The victory drew praise in unlikely corners, as the deputy chief of the NATO military alliance said it showed just how much public support ex-Soviet Ukraine has in fighting off Moscow.

“I would like to congratulate Ukraine for winning the Eurovision contest,” Mircea Geoana said as he arrived in Berlin for talks that will tackle the alliance’s expansion in the wake of the Kremlin’s war.

“And this is not something I’m making in a light way because we have seen yesterday the immense public support all over Europe and Australia for the bravery of” Ukraine, Geoana said.

British Prime Minister Boris Johnson called the win “a clear reflection of not just your talent, but of the unwavering support for your fight for freedom”.

And European Council President Charles Michel said he hoped next year’s contest “can be hosted in Kyiv in a free and united Ukraine”.

‘Ready to fight’
Despite the joyous theatrics that are a hallmark of the song contest, the war in Ukraine hung heavily over the festivities this year.
 
The European Broadcasting Union, which organises the event, banned Russia on February 25, the day after Moscow invaded its neighbour.
 
“Stefania”, written by Psiuk as a tribute to his mother before the war, mixes traditional Ukrainian folk music played on flute-like instruments with an invigorating hip-hop beat. The band donned richly embroidered ethnic garb
to perform their act.
 
 
Nostalgic lyrics such as “I’ll always find my way home even if all the roads are destroyed” resonated all the more as millions of Ukrainians have been displaced by war.

Kalush Orchestra received special authorisation from Ukraine’s government to attend Eurovision, since men of fighting age are prohibited from leaving the country, but that permit expires in two days.

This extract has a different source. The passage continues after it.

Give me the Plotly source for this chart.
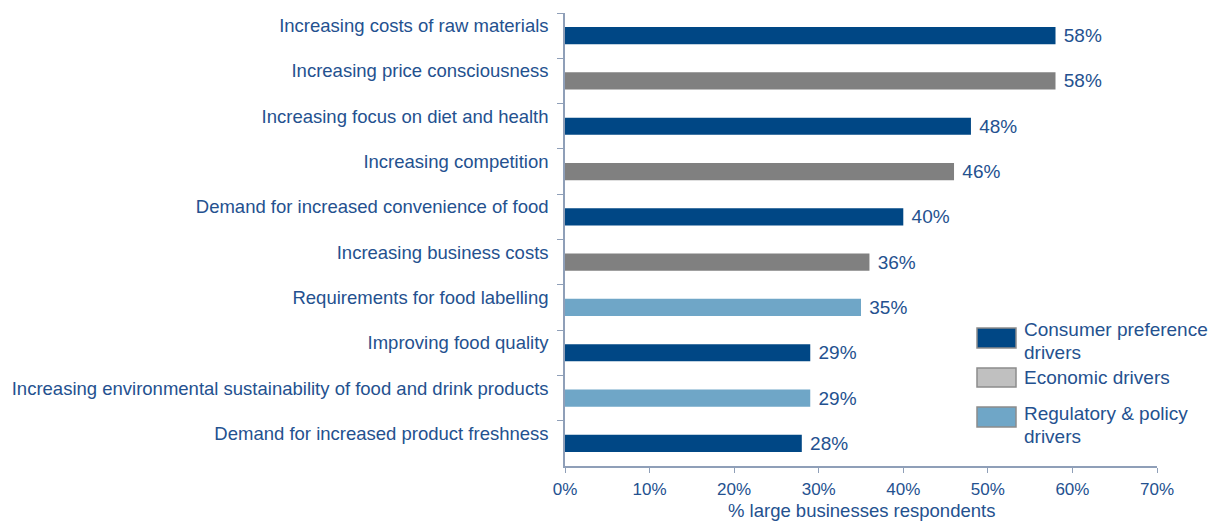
import plotly.graph_objects as go

# Survey results: share of large businesses citing each driver
categories = [
    "Increasing costs of raw materials",
    "Increasing price consciousness",
    "Increasing focus on diet and health",
    "Increasing competition",
    "Demand for increased convenience of food",
    "Increasing business costs",
    "Requirements for food labelling",
    "Improving food quality",
    "Increasing environmental sustainability of food and drink products",
    "Demand for increased product freshness",
]
values = [58, 58, 48, 46, 40, 36, 35, 29, 29, 28]
groups = [
    "consumer", "economic", "consumer", "economic", "consumer",
    "economic", "regulatory", "consumer", "regulatory", "consumer",
]

group_keys = ["consumer", "economic", "regulatory"]
group_lines = [["Consumer preference", "drivers"], ["Economic drivers"], ["Regulatory & policy", "drivers"]]
bar_colors = {"consumer": "#004785", "economic": "#808080", "regulatory": "#6fa6c7"}
swatch_colors = {"consumer": "#004785", "economic": "#c0c0c0", "regulatory": "#6fa6c7"}

x_ticks = [0, 10, 20, 30, 40, 50, 60, 70]
x_title = "% large businesses respondents"

TEXT = "#24518f"
AXIS = "#8f9fb8"
FONT = "Liberation Sans"

fig = go.Figure()
fig.add_trace(go.Bar(
    x=values,
    y=categories,
    orientation="h",
    width=0.38,
    marker=dict(color=[bar_colors[g] for g in groups], line=dict(width=0)),
    text=[f"\u00a0{v}%" for v in values],
    textposition="outside",
    constraintext="none",
    textfont=dict(family=FONT, size=19, color=TEXT),
    cliponaxis=False,
    showlegend=False,
    hoverinfo="skip",
))

fig.update_layout(
    width=1209,
    height=522,
    margin=dict(l=565, r=52, t=13, b=56),
    paper_bgcolor="white",
    plot_bgcolor="white",
    font=dict(family=FONT, size=18, color=TEXT),
    xaxis=dict(
        range=[0, 70],
        tickvals=x_ticks,
        ticktext=[f"{t}%" for t in x_ticks],
        automargin=False,
        showgrid=False,
        zeroline=False,
        showline=True,
        linecolor=AXIS,
        linewidth=1.5,
        ticks="outside",
        ticklen=5,
        tickcolor=AXIS,
        tickfont=dict(family=FONT, size=17, color=TEXT),
        ticklabelstandoff=2,
    ),
    yaxis=dict(
        type="category",
        autorange="reversed",
        tickson="boundaries",
        automargin=False,
        showgrid=False,
        zeroline=False,
        showline=True,
        linecolor=AXIS,
        linewidth=1.5,
        ticks="outside",
        ticklen=6,
        tickcolor=AXIS,
        tickfont=dict(family=FONT, size=18.5, color=TEXT),
        ticklabelshift=10,
        ticklabelstandoff=11,
    ),
)

plot_top, plot_bottom, plot_left, plot_width = 13, 466, 565, 592


def px_to_paper_y(py):
    return (plot_bottom - py) / (plot_bottom - plot_top)


def px_to_paper_x(px):
    return (px - plot_left) / plot_width


# X-axis title, sitting at the bottom edge of the figure
fig.add_annotation(
    xref="paper", yref="paper", x=0.5, y=px_to_paper_y(510),
    xanchor="center", yanchor="middle", text=x_title, showarrow=False,
    font=dict(family=FONT, size=18.5, color=TEXT),
)

# Legend drawn as swatches with labels beside the bars
swatch_y = [(328, 348), (368, 387), (407, 427)]
line_y = [[329, 352], [377], [413, 436]]

for key, lines, (y0, y1), ys in zip(group_keys, group_lines, swatch_y, line_y):
    fig.add_shape(
        type="rect", xref="paper", yref="paper",
        x0=px_to_paper_x(977), x1=px_to_paper_x(1016),
        y0=px_to_paper_y(y1), y1=px_to_paper_y(y0),
        fillcolor=swatch_colors[key], line=dict(color="#8c8c8c", width=1.5),
    )
    for line, ly in zip(lines, ys):
        fig.add_annotation(
            xref="paper", yref="paper",
            x=px_to_paper_x(1022), y=px_to_paper_y(ly),
            xanchor="left", yanchor="middle", align="left",
            text=line, showarrow=False,
            font=dict(family=FONT, size=19, color=TEXT),
        )

fig.write_html("out.html")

Psiuk said he was not sure what awaited the band as war rages back home.

“Like every Ukrainian, we are ready to fight as much as we can and go until the end.

Britain’s ‘Space Man’

Ukraine beat a host of over-the-top acts at the kitschy, quirky annual musical event, including Norway’s Subwoolfer, who sang about bananas while dressed in yellow wolf masks, and Serbia’s Konstrakta, who questioned national healthcare while meticulously scrubbing her hands onstage.

Coming in second place was Britain with Sam Ryder’s “Space Man” and its stratospheric notes, followed by Spain with the reggaeton “SloMo” from Chanel.

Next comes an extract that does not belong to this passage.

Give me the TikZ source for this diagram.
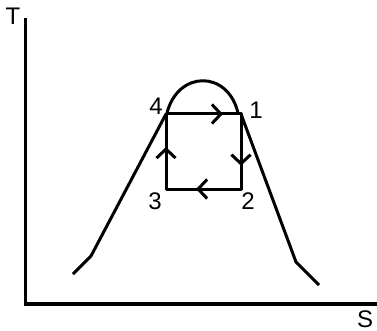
\documentclass[tikz,border=0pt]{standalone}
\usepackage{fontspec}
\setmainfont{Liberation Sans}
\usetikzlibrary{arrows.meta,decorations.markings}
\begin{document}
\begin{tikzpicture}[x=1pt,y=-1pt,
  curve/.style={line width=3pt,line join=round},
  axis/.style={line width=3.6pt},
  lbl/.style={font=\fontsize{24}{24}\selectfont,inner sep=0pt},
  chev/.style={postaction={decorate,decoration={markings,
     mark=at position #1 with {\arrow[line width=3pt]{Straight Barb[length=9pt,width=19pt]}}}}}]
\useasboundingbox (0,0) rectangle (377,331);
% axes
\coordinate (origin) at (25.5,304);
\coordinate (ytop) at (25.5,18);
\coordinate (xend) at (377,304);
\draw[axis] (ytop) -- (origin) -- (xend);
\node[lbl] (T) at (13,16) {T};
\node[lbl] (S) at (365,319.5) {S};
% cycle corners
\coordinate (p4) at (166,114);
\coordinate (p1) at (241,114);
\coordinate (p2) at (241,189);
\coordinate (p3) at (166,189);
% saturation curve
\coordinate (la) at (73,274);
\coordinate (lb) at (91,256);
\coordinate (ra) at (296,262);
\coordinate (rb) at (319,285);
\coordinate (dl) at (167,113);
\coordinate (dr) at (238,113);
\draw[curve] (la) -- (lb) -- (p4);
\draw[curve] (dl) .. controls (178,70) and (228,70) .. (dr);
\draw[curve] (p1) -- (ra) -- (rb);
% cycle
\draw[curve,chev=0.76] (p4) -- (p1);
\draw[curve,chev=0.69] (p1) -- (p2);
\draw[curve,chev=0.6] (p2) -- (p3);
\draw[curve,chev=0.56] (p3) -- (p4);
\draw[curve] (p4) -- (p1) -- (p2) -- (p3) -- cycle;
% labels
\node[lbl] (l4) at (156,106) {4};
\node[lbl] (l1) at (256,110) {1};
\node[lbl] (l3) at (155,201) {3};
\node[lbl] (l2) at (248,201) {2};
\end{tikzpicture}
\end{document}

After a quarter-century of being shut out from the top spot, Britain had hoped to have a winner in “Space Man” and its high notes belted by the affable, long-haired Ryder.

Britain had been ahead after votes were counted from the national juries, but a jaw-dropping 439 points awarded to Ukraine from the public pushed it to the top spot.

Eurovision’s winner is chosen by a cast of music industry professionals — and members of the public — from each country, with votes for one’s home nation not allowed.

Eurovision is a hit among fans not only for the music, but for the looks on display and this year was no exception. Lithuania’s Monika Liu generated as much social media buzz for her bowl cut hairdo as her sensual and elegant
“Sentimentai”.

Other offerings included Greece’s “Die Together” by Amanda Georgiadi Tenfjord and “Brividi” (Shivers), a duet from Italy’s Mahmood and Blanco.

Italy had hoped the gay-themed love song would bring it a second consecutive Eurovision win after last year’s “Zitti e Buoni” (Shut up and Behave) from high-octane glam rockers Maneskin.